I firmly believe that important revelations can emerge from schoolyard brawls – for instance, what sort of people one should trust in this fetid, untrustworthy world (see the “If Metro Boomin don’t trust you” meme for further discussion). An intriguing schoolyard skirmish of the verbal variety recently took place on The Needle Drop Podcast, hosted by Anthony Fantano. Fantano, who proclaims himself “the Internet’s biggest music nerd,” films loudly authoritative reviews of notable records from a variety of genres. Employing the hot-take manner of sports-radio jocks with a veneer of rock critic sophistication, Fantano can be oddly watchable when going in on, say, hyped indie-pop records; but when he addresses hip-hop, he more often comes off as “the Internet’s silliest whitesplainer,” showing time and again that he possesses, at best, a rudimentary grasp of the genre.

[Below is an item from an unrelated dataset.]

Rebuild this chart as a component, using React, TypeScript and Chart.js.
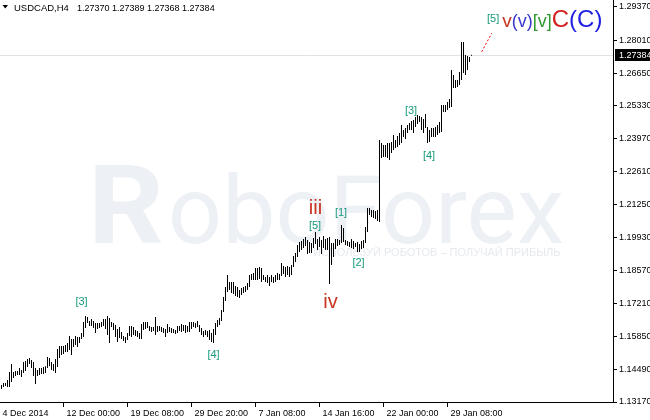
import React, { useEffect, useRef } from 'react';
import { Chart, registerables } from 'chart.js';

Chart.register(...registerables);

// ---------- data ----------
const SYMBOL = 'USDCAD,H4';
const HEADER_VALUES = ['1.27370', '1.27389', '1.27368', '1.27384'];
const CURRENT_PRICE = 1.27384;

// H4 bar highs / lows (oldest -> newest)
const HIGHS = [
  1.1387, 1.1395, 1.1395, 1.1407, 1.1440, 1.1473, 1.1440, 1.1444, 1.1444, 1.1456,
  1.1448, 1.1481, 1.1485, 1.1493, 1.1497, 1.1489, 1.1481, 1.1456, 1.1448, 1.1456,
  1.1456, 1.1460, 1.1464, 1.1501, 1.1497, 1.1481, 1.1473, 1.1493, 1.1534, 1.1547,
  1.1547, 1.1547, 1.1551, 1.1559, 1.1588, 1.1575, 1.1575, 1.1588, 1.1584, 1.1584,
  1.1600, 1.1645, 1.1670, 1.1666, 1.1649, 1.1657, 1.1649, 1.1641, 1.1641, 1.1641,
  1.1645, 1.1657, 1.1657, 1.1670, 1.1661, 1.1645, 1.1641, 1.1633, 1.1616, 1.1624,
  1.1604, 1.1588, 1.1584, 1.1600, 1.1629, 1.1629, 1.1624, 1.1612, 1.1608, 1.1600,
  1.1637, 1.1645, 1.1645, 1.1645, 1.1629, 1.1624, 1.1624, 1.1666, 1.1629, 1.1629,
  1.1624, 1.1620, 1.1616, 1.1637, 1.1624, 1.1620, 1.1616, 1.1612, 1.1629, 1.1629,
  1.1637, 1.1633, 1.1633, 1.1629, 1.1645, 1.1645, 1.1645, 1.1641, 1.1649, 1.1633,
  1.1620, 1.1608, 1.1612, 1.1608, 1.1612, 1.1600, 1.1616, 1.1641, 1.1653, 1.1661,
  1.1694, 1.1748, 1.1789, 1.1838, 1.1809, 1.1809, 1.1809, 1.1793, 1.1789, 1.1776,
  1.1784, 1.1789, 1.1793, 1.1805, 1.1838, 1.1842, 1.1846, 1.1866, 1.1866, 1.1870,
  1.1866, 1.1838, 1.1830, 1.1838, 1.1830, 1.1838, 1.1830, 1.1838, 1.1846, 1.1842,
  1.1887, 1.1875, 1.1870, 1.1875, 1.1870, 1.1879, 1.1916, 1.1928, 1.1961, 1.1973,
  1.1977, 1.1985, 1.1994, 1.1981, 1.1973, 1.1969, 1.1989, 1.2014, 1.1985, 1.1994,
  1.1981, 1.1998, 1.1985, 1.1989, 1.1994, 1.1969, 1.1969, 1.1985, 1.1985, 1.1981,
  1.2043, 1.2030, 1.1981, 1.1977, 1.1973, 1.1985, 1.1977, 1.1969, 1.1973, 1.1965,
  1.1977, 1.1981, 1.2034, 1.2112, 1.2112, 1.2104, 1.2104, 1.2100, 1.2104, 1.2391,
  1.2379, 1.2371, 1.2371, 1.2379, 1.2379, 1.2383, 1.2412, 1.2391, 1.2408, 1.2420,
  1.2453, 1.2432, 1.2440, 1.2453, 1.2461, 1.2469, 1.2473, 1.2485, 1.2494, 1.2490,
  1.2485, 1.2477, 1.2498, 1.2444, 1.2432, 1.2440, 1.2440, 1.2444, 1.2453, 1.2465,
  1.2535, 1.2535, 1.2535, 1.2547, 1.2559, 1.2678, 1.2658, 1.2637, 1.2637, 1.2670,
  1.2793, 1.2793, 1.2740, 1.2736, 1.2731, 1.27389,
];
const LOWS = [
  1.1370, 1.1379, 1.1383, 1.1379, 1.1379, 1.1399, 1.1415, 1.1424, 1.1428, 1.1428,
  1.1420, 1.1436, 1.1444, 1.1460, 1.1473, 1.1456, 1.1424, 1.1391, 1.1424, 1.1428,
  1.1432, 1.1432, 1.1436, 1.1456, 1.1464, 1.1448, 1.1444, 1.1436, 1.1460, 1.1497,
  1.1510, 1.1514, 1.1522, 1.1522, 1.1530, 1.1510, 1.1542, 1.1551, 1.1542, 1.1559,
  1.1575, 1.1584, 1.1620, 1.1641, 1.1629, 1.1629, 1.1620, 1.1600, 1.1616, 1.1620,
  1.1624, 1.1629, 1.1616, 1.1592, 1.1559, 1.1624, 1.1612, 1.1584, 1.1563, 1.1579,
  1.1575, 1.1567, 1.1559, 1.1571, 1.1588, 1.1584, 1.1592, 1.1588, 1.1584, 1.1575,
  1.1575, 1.1612, 1.1616, 1.1620, 1.1608, 1.1604, 1.1608, 1.1592, 1.1604, 1.1608,
  1.1604, 1.1600, 1.1584, 1.1600, 1.1604, 1.1600, 1.1600, 1.1596, 1.1600, 1.1608,
  1.1604, 1.1608, 1.1600, 1.1604, 1.1604, 1.1616, 1.1624, 1.1620, 1.1624, 1.1604,
  1.1592, 1.1584, 1.1592, 1.1584, 1.1571, 1.1563, 1.1559, 1.1592, 1.1624, 1.1633,
  1.1649, 1.1686, 1.1731, 1.1768, 1.1776, 1.1764, 1.1760, 1.1752, 1.1748, 1.1743,
  1.1756, 1.1764, 1.1768, 1.1776, 1.1789, 1.1817, 1.1817, 1.1817, 1.1817, 1.1821,
  1.1809, 1.1817, 1.1809, 1.1805, 1.1793, 1.1809, 1.1805, 1.1809, 1.1817, 1.1817,
  1.1834, 1.1842, 1.1830, 1.1838, 1.1830, 1.1838, 1.1870, 1.1891, 1.1912, 1.1932,
  1.1940, 1.1948, 1.1957, 1.1924, 1.1928, 1.1928, 1.1948, 1.1965, 1.1940, 1.1952,
  1.1924, 1.1948, 1.1940, 1.1940, 1.1801, 1.1879, 1.1912, 1.1944, 1.1957, 1.1961,
  1.1969, 1.1973, 1.1961, 1.1957, 1.1952, 1.1948, 1.1944, 1.1952, 1.1932, 1.1932,
  1.1944, 1.1948, 1.1969, 1.2014, 1.2084, 1.2076, 1.2071, 1.2067, 1.2059, 1.2055,
  1.2317, 1.2321, 1.2321, 1.2317, 1.2309, 1.2338, 1.2350, 1.2358, 1.2362, 1.2371,
  1.2379, 1.2403, 1.2395, 1.2420, 1.2432, 1.2432, 1.2420, 1.2444, 1.2457, 1.2465,
  1.2432, 1.2420, 1.2440, 1.2379, 1.2383, 1.2403, 1.2403, 1.2403, 1.2412, 1.2420,
  1.2424, 1.2506, 1.2506, 1.2514, 1.2522, 1.2527, 1.2604, 1.2604, 1.2608, 1.2617,
  1.2637, 1.2666, 1.2658, 1.2678, 1.2711, 1.27368,
];

const X_TICK_INDEX = [-1, 31, 63, 95, 127, 159, 191, 223];
const X_TICK_LABELS = ['4 Dec 2014', '12 Dec 00:00', '19 Dec 08:00', '29 Dec 20:00', '7 Jan 08:00', '14 Jan 16:00', '22 Jan 00:00', '29 Jan 08:00'];
const Y_TICKS = [1.2937, 1.2801, 1.2665, 1.2533, 1.2397, 1.2261, 1.2125, 1.1993, 1.1857, 1.1721, 1.1585, 1.1449, 1.1317];
const Y_MIN = 1.1317;
const Y_MAX = 1.29652;
const X_MIN = -0.75;
const X_MAX = 305.75;

// Elliott wave labels (anchored at bar index / price)
const WAVE_TEXT = ['[3]', '[4]', 'iii', '[5]', '[1]', '[2]', 'iv', '[3]', '[4]'];
const WAVE_INDEX = [40, 106, 157, 156.75, 169.75, 178.5, 164.5, 204.75, 213.75];
const WAVE_PRICE = [1.1727, 1.1508, 1.2110, 1.2039, 1.2094, 1.1887, 1.1725, 1.2512, 1.2326];
const WAVE_DEGREE = ['minute', 'minute', 'minor', 'minute', 'minute', 'minute', 'minor', 'minute', 'minute'];

// label group at the projected end of the move
const END_TEXT = ['[5]', 'v', '(v)', '[v]', 'C', '(C)'];
const END_DEGREE = ['minute', 'minor', 'intermediate', 'primary', 'cycle', 'supercycle'];
const END_INDEX = 242.75;
const END_PRICE_SMALL = 1.2875;
const END_PRICE = 1.2856;

// red dotted projection line
const TREND_INDEX = [240.1, 245.1];
const TREND_PRICE = [1.2753, 1.2829];

// ---------- styles ----------
const FONT = 'Liberation Sans';
const DEGREE_STYLE: Record<string, { color: string; size: number }> = {
  minute: { color: '#17997c', size: 11 },
  minor: { color: '#c8321e', size: 20 },
};
const END_STYLE: Record<string, { color: string; size: number }> = {
  minute: { color: '#17997c', size: 11 },
  minor: { color: '#c8321e', size: 19 },
  intermediate: { color: '#3838d0', size: 18 },
  primary: { color: '#2f9a2f', size: 18 },
  cycle: { color: '#d42020', size: 24 },
  supercycle: { color: '#2020e0', size: 24 },
};

const overlayPlugin = {
  id: 'mtOverlay',
  beforeDatasetsDraw(chart: any) {
    const { ctx, chartArea, scales } = chart;
    ctx.save();
    // watermark
    ctx.fillStyle = '#edf0f4';
    ctx.textBaseline = 'alphabetic';
    ctx.textAlign = 'left';
    ctx.font = 'bold 110px Roboto';
    const rw = ctx.measureText('R').width;
    ctx.save();
    ctx.translate(88, 243);
    ctx.scale(76 / rw, 1);
    ctx.fillText('R', 0, 0);
    ctx.restore();
    ctx.font = '95px Roboto';
    const tw = ctx.measureText('oboForex').width;
    ctx.save();
    ctx.translate(168, 243);
    ctx.scale(396 / tw, 1);
    ctx.fillText('oboForex', 0, 0);
    ctx.restore();
    ctx.fillStyle = '#e6e9ee';
    ctx.font = `11px ${FONT}`;
    ctx.fillText('ИСПОЛЬЗУЙ РОБОТОВ – ПОЛУЧАЙ ПРИБЫЛЬ', 313, 256);
    // price line
    const py = Math.round(scales.y.getPixelForValue(CURRENT_PRICE)) + 0.5;
    ctx.strokeStyle = '#e2e2e2';
    ctx.lineWidth = 1;
    ctx.beginPath();
    ctx.moveTo(chartArea.left, py);
    ctx.lineTo(chartArea.right, py);
    ctx.stroke();
    ctx.restore();
  },
  afterDatasetsDraw(chart: any) {
    const { ctx, scales } = chart;
    ctx.save();
    ctx.textAlign = 'center';
    ctx.textBaseline = 'middle';
    WAVE_TEXT.forEach((t, i) => {
      const st = DEGREE_STYLE[WAVE_DEGREE[i]];
      ctx.fillStyle = st.color;
      ctx.font = `${st.size}px ${FONT}`;
      ctx.fillText(t, scales.x.getPixelForValue(WAVE_INDEX[i]), scales.y.getPixelForValue(WAVE_PRICE[i]));
    });
    // end-of-move group
    ctx.textAlign = 'left';
    ctx.textBaseline = 'alphabetic';
    let x = scales.x.getPixelForValue(END_INDEX);
    END_TEXT.forEach((t, i) => {
      const st = END_STYLE[END_DEGREE[i]];
      ctx.fillStyle = st.color;
      ctx.font = `${st.size}px ${FONT}`;
      const y = scales.y.getPixelForValue(i === 0 ? END_PRICE_SMALL : END_PRICE);
      ctx.fillText(t, x, y);
      x += ctx.measureText(t).width + (i === 0 ? 3 : 0);
    });
    // header
    ctx.fillStyle = '#000';
    ctx.beginPath();
    ctx.moveTo(2.5, 5);
    ctx.lineTo(8, 5);
    ctx.lineTo(5.25, 8.5);
    ctx.closePath();
    ctx.fill();
    ctx.font = `9.5px ${FONT}`;
    ctx.fillText(SYMBOL, 14, 11);
    let hx = 77;
    ctx.font = `9px ${FONT}`;
    HEADER_VALUES.forEach((v) => {
      ctx.fillText(v, hx, 11);
      hx += ctx.measureText(v + ' ').width;
    });
    ctx.restore();
  },
  afterDraw(chart: any) {
    const { ctx, scales, chartArea } = chart;
    const py = scales.y.getPixelForValue(CURRENT_PRICE);
    ctx.save();
    ctx.fillStyle = '#000';
    ctx.fillRect(chartArea.right + 2, Math.round(py - 6), 40, 12);
    ctx.fillStyle = '#fff';
    ctx.font = `9px ${FONT}`;
    ctx.textAlign = 'left';
    ctx.textBaseline = 'middle';
    ctx.fillText(CURRENT_PRICE.toFixed(5), chartArea.right + 6, py);
    ctx.restore();
  },
};

export default function App() {
  const ref = useRef<HTMLCanvasElement | null>(null);
  useEffect(() => {
    if (!ref.current) return;
    const chart = new Chart(ref.current, {
      type: 'bar',
      data: {
        datasets: [
          {
            type: 'bar',
            data: HIGHS.map((h, i) => ({ x: i, y: [LOWS[i], h] })) as any,
            backgroundColor: '#000',
            borderWidth: 0,
            borderSkipped: false,
            inflateAmount: 0,
            barThickness: 1,
            minBarLength: 1,
          } as any,
          {
            type: 'line',
            data: TREND_INDEX.map((v, i) => ({ x: v, y: TREND_PRICE[i] })) as any,
            borderColor: '#ff0000',
            borderWidth: 1,
            borderDash: [2, 2],
            pointRadius: 0,
            fill: false,
          } as any,
        ],
      },
      options: {
        animation: false,
        responsive: false,
        devicePixelRatio: 1,
        layout: { padding: 0 },
        plugins: { legend: { display: false }, tooltip: { enabled: false }, title: { display: false } },
        events: [],
        scales: {
          x: {
            type: 'linear',
            min: X_MIN,
            max: X_MAX,
            bounds: 'data',
            offset: false,
            grid: { display: true, drawOnChartArea: false, drawTicks: true, tickLength: 5, color: '#000', offset: false },
            border: { display: true, color: '#000' },
            ticks: {
              autoSkip: false,
              maxRotation: 0,
              minRotation: 0,
              align: 'start',
              labelOffset: 3,
              padding: 1,
              color: '#000',
              font: { family: FONT, size: 9 },
              callback: (_v: any, idx: number) => X_TICK_LABELS[idx],
            },
            afterBuildTicks: (s: any) => {
              s.ticks = X_TICK_INDEX.map((v) => ({ value: v }));
            },
            afterFit: (s: any) => {
              s.height = 18;
              s.paddingLeft = 0;
              s.paddingRight = 0;
            },
          } as any,
          y: {
            type: 'linear',
            position: 'right',
            min: Y_MIN,
            max: Y_MAX,
            bounds: 'data',
            grid: { display: true, drawOnChartArea: false, drawTicks: true, tickLength: 4, color: '#000' },
            border: { display: true, color: '#000' },
            ticks: {
              autoSkip: false,
              padding: 2,
              color: '#000',
              font: { family: FONT, size: 9 },
              callback: (v: any) => Number(v).toFixed(5),
            },
            afterBuildTicks: (s: any) => {
              s.ticks = Y_TICKS.map((v) => ({ value: v }));
            },
            afterFit: (s: any) => {
              s.width = 37;
              s.paddingTop = 0;
              s.paddingBottom = 0;
            },
          } as any,
        },
      } as any,
      plugins: [overlayPlugin],
    });
    return () => chart.destroy();
  }, []);
  return (
    <div style={{ position: 'fixed', left: 0, top: 0, width: 650, height: 420, background: '#fff' }}>
      <canvas ref={ref} width={650} height={420} style={{ display: 'block' }} />
    </div>
  );
}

One of Fantano’s antagonists has been Craig Jenkins, a respected hip-hop critic for Pitchfork and Noisey, who is black, and not shy about calling out folks on Twitter. In Fantano’s intro and outro to the podcast, he implies that he expects some sort of détente to result from the discussion; but during the back-and-forth with Jenkins, he shows no willingness to adjust his points of view. Throughout, Fantano chuckles condescendingly, ignores or misconstrues valid points, and lectures Jenkins on the true meanings and origins of the Atlanta-birthed hip-hop subgenre “trap.” Repeatedly, he interrupts Jenkins to say, “Uh-huh, yeah, I get it, I get it” and “I understand that, but I’m telling you.” Jenkins merely tries to assert that white critics of hip-hop often presume a familiarity with the culture and exhibit a willingness to judge authenticity and worthiness in a way that is unfounded. Finally, after being told, “You’re just ignoring facts now,” in the face of a bullying Fantano opinion, Jenkins blurts: “PERHAPS BECAUSE YOU DON’T HAVE A FOOT AS FAR IN THE CULTURE AS YOU THINK YOU DO!” Even that doesn’t slow Fantano, who presses Jenkins to explicitly explain how white writers can show “more sensitivity” to the impact of racism, but then dismisses Jenkins’s answers as “all over the place.” Later, Fantano’s dittoheads pile on, offering their all-too-predictable slant that race is just not that big of a deal. If nothing else, this podcast proved that it damn sure is.

2 Chainz feat. Lil Wayne, “Bounce”

After floating in an isolation tank filled with the dankest elixirs for the past five-plus years, Lil Wayne ain’t washed yet. Here, he brings his A-minus game on the best track from the recent Collegrove collaboration with 2 Chainz, who arguably owes his late-career burst to Wayne’s cosign. Screeching into a staccato siren-synth beat from DJ Infamous (his production also enlivened 2014’s “Krazy”), Weezy sounds like a 900-year-old newborn who always needs more but has already had it all, so FML. “Caught up in my bullshit, put your head on backwards / Then skate off after / Engage in laughter ’bout what just happened,” he devilishly hoots. Chainz recently revealed during an ESPN interview that Wayne keeps a skate ramp in the booth while he records. Considering recent history, I’d be surprised if he didn’t.

Tortoise feat. Georgia Hubley, “Yonder Blue”

For me, this is literally “dad rock,” since it was recommended by another dad at a play date as the sort of thing – drowsy chamber pop that bathes you in an infinite yet comforting melancholy – that might be appropriate for a spent parent after a long day of hearing how so-and-so trapped so-and-so in a closet and then instigated a pillow fight, which escalated into a sword fight, eventually resulting in jostling and shoving and screaming, etc., etc. At one point in the song, Hubley sweetly whispers, “They’re always out there hovering,” and all the dads sleepily nod in unison.